Ergün Parlat | SAMANIN ALTI | Güney Gazetesi Mersin
Ergün Parlat

Ergün Parlat

SAMANIN ALTI


“Sakla samanı, gelir zamanı,” çocukluğumuzda öğrendiğimiz ilk atasözlerinden biriydi. Tutumlu ve tedbirli olmayı öğütlüyordu bizlere. Samanı saklamak gerekli ve önemli, ancak kimileri samanı altına su salmak için mi saklıyor dersiniz.

Felsefi anlamda görünmeyenin, bir görünen tarafından gizlenen başka bir görünen olduğunu öğrenmiştik.

Gördüğümüz her şey gerçeği yansıtmayabilir.

Yolumuzun üzerine serpiştirilmiş samanların altında su mu var yoksa çamur mu var belki göremeyiz. Ancak anlaşıldığı kadarıyla bunu mutlaka sezmemiz, öngörmemiz, anlamamız gerekiyor. Eğer bunları başaramazsak başımıza gelecekleri düşünmek bile istemiyorum.

Bir tarihte bir köyde köylüler bir kooperatif kurarlar.  Kooperatif köylülerin ürettiği tahılları, samanları, gübreleri alır. Bu ürünler gelen talebe göre kamyonlarla alıcılara ulaştırılır. İhtiyaç sahiplerinden kendileri gelip satın alarak götürenler de vardır. Böylece köylüler ürünlerini daha hızlı, daha zahmetsiz ve daha kazançlı bir biçimde satarak yine daha hızlı bir şekilde paraya dönüştürebilirler.

Ancak köyün büyük yerleşim birimlerine uzak oluşu, nakliyat işlerindeki yüksek maliyet ve  güçlükler, zaman içinde bazı kooperatif üyelerinin yurt dışına çalışmaya gitmeleri, kimi üyelerin de çocuk okutma ya da geçim güçlüğü gibi nedenlerle daha büyük yerleşim birimlerine göç etmeleri sonucu kooperatif giderek zayıflar, daha sonra da dağılır.

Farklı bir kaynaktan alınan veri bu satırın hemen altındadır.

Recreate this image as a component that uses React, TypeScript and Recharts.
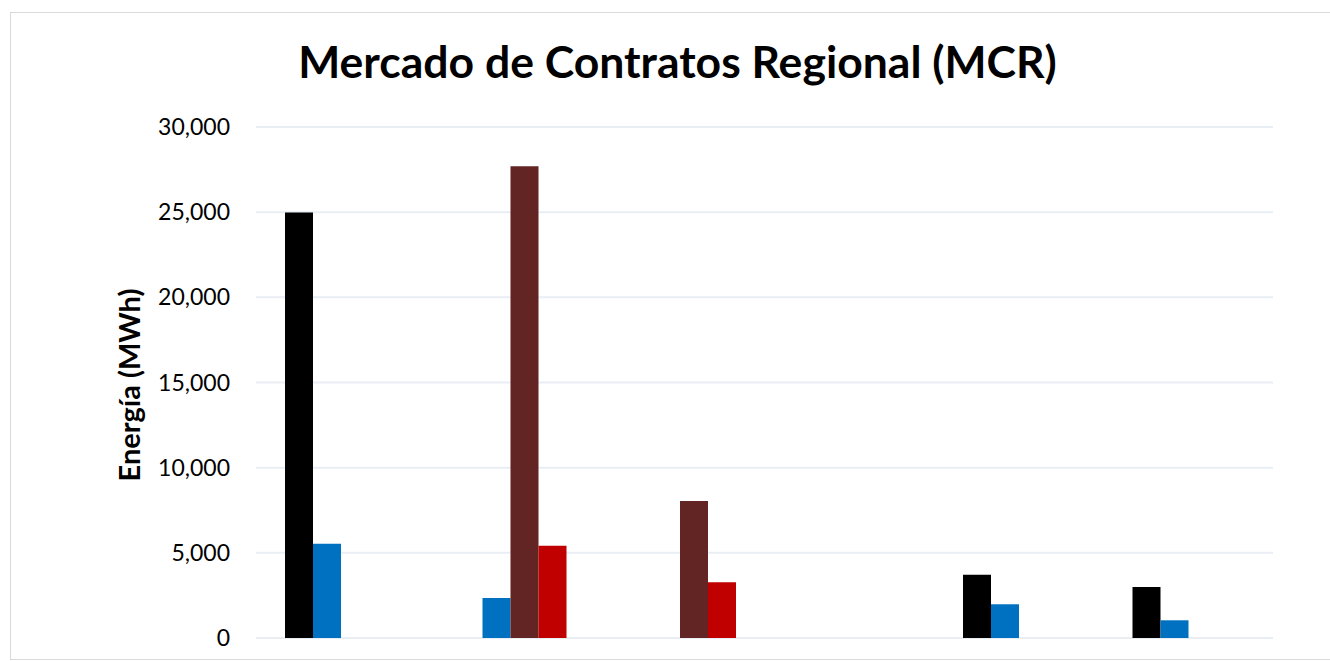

Bu kooperatif  dağılmayıp yaşasa, çalışmalarını sürdürebilse, kuşkusuz köyün ilerleyip, gelişip, kalkınmasında büyük bir rol oynayacaktı.

Herhangi bir tartışma sırasında karşımızdaki kişiye “sapla saman” diye yanıt vermiş olsak, hem etkili bir savunma yapmış, hem de onun birkaç puan öne geçmiş oluruz.

Şimdi gelelim “Saman altından su yürütmek” deyiminin öyküsüne.

Köyün birinde köylüler bahçelerini akarsudan sularlarmış. Su yetersiz olduğundan bu işi sırayla yapıyorlarmış.

Açıkgöz bir köylü akarsudan kendi bahçesine gizlice bir kanal açmış. Kimse durumu anlamasın diye kanalın üzerini samanla kapatmış. Böylece kimseye fark ettirmeden bahçesini her gün suluyormuş.

Bu işler böyle sürüp giderken, bir zaman sonra köylüler sulama suyunun azaldığını, buna karşılık komşularının bahçesindeki ürünlerin gelişip bollaştığını fark etmişler ve adamı gizlice izlemeye başlamışlar. Çok geçmeden akarsudan bahçeye açılan ve üzeri samanla örtülen gizli kanalı görmüşler.

Bunun üzerine açıkgöz köylünün yanına giderek; “Amma da hak hukuk gözetmeyen bir adammışsın. Biz de seni dürüst bir adam zannederdik.  Meğer sen saman altından su yürütüyormuşsun” derler.

Böylece açıkgöz köylünün foyası ortaya çıkar.

Ben de tıpkı sizler gibi düşünüyorum. Dünyanın en iyi samanı bizim samanımızdır. Çünkü bizim topraklarımızda yetişen buğdaylardan yapılır.